## STATED GOAL
For the data below, work out how many lines contain the word "chart" and supply only that number.

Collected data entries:
>>>>>

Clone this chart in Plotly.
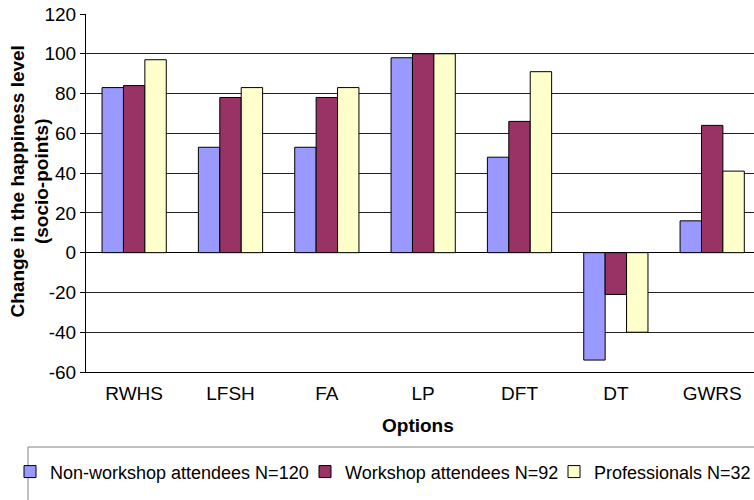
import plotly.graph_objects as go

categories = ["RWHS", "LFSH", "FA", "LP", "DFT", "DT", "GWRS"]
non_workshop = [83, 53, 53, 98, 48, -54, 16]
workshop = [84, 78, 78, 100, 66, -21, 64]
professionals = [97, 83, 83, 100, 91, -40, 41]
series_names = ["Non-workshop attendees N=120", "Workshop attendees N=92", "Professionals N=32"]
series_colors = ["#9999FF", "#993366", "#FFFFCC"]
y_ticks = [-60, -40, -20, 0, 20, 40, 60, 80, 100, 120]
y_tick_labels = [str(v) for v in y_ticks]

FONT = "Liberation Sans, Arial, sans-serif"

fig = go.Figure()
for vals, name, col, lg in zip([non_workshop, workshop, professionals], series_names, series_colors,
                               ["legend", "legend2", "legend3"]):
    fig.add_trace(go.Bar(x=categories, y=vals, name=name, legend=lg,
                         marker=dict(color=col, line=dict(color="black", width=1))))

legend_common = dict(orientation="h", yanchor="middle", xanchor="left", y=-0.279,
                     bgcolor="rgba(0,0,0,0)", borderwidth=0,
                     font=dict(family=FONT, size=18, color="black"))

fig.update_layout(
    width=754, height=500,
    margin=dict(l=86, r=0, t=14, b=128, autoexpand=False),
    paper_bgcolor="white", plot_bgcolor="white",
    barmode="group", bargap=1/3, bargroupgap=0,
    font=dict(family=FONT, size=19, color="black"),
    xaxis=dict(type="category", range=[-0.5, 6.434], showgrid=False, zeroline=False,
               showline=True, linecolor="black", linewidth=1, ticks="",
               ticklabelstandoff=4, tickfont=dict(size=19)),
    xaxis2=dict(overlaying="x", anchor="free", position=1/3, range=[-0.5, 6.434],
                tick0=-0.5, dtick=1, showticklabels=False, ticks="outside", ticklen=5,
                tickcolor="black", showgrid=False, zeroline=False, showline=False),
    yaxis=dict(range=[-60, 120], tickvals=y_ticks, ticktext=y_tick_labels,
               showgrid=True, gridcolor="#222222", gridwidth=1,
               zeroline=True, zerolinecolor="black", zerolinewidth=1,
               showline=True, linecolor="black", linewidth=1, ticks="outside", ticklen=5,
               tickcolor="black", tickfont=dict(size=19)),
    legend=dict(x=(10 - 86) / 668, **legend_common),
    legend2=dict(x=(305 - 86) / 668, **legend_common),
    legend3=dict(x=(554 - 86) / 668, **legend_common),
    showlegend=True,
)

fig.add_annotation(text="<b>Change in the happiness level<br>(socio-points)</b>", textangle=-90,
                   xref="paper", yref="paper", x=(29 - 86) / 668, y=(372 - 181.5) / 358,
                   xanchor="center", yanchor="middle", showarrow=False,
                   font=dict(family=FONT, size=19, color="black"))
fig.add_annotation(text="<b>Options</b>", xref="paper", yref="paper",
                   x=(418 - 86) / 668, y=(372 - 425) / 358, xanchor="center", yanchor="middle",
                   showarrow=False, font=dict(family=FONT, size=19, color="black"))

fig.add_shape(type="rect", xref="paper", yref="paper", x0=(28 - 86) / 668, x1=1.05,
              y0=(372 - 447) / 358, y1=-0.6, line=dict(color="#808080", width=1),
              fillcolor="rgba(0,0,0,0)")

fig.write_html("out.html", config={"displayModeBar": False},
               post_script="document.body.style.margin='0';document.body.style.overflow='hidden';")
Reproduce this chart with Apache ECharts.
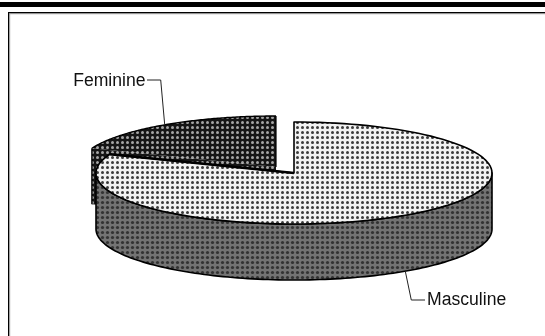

<<<<<

## IN RESPONSE
2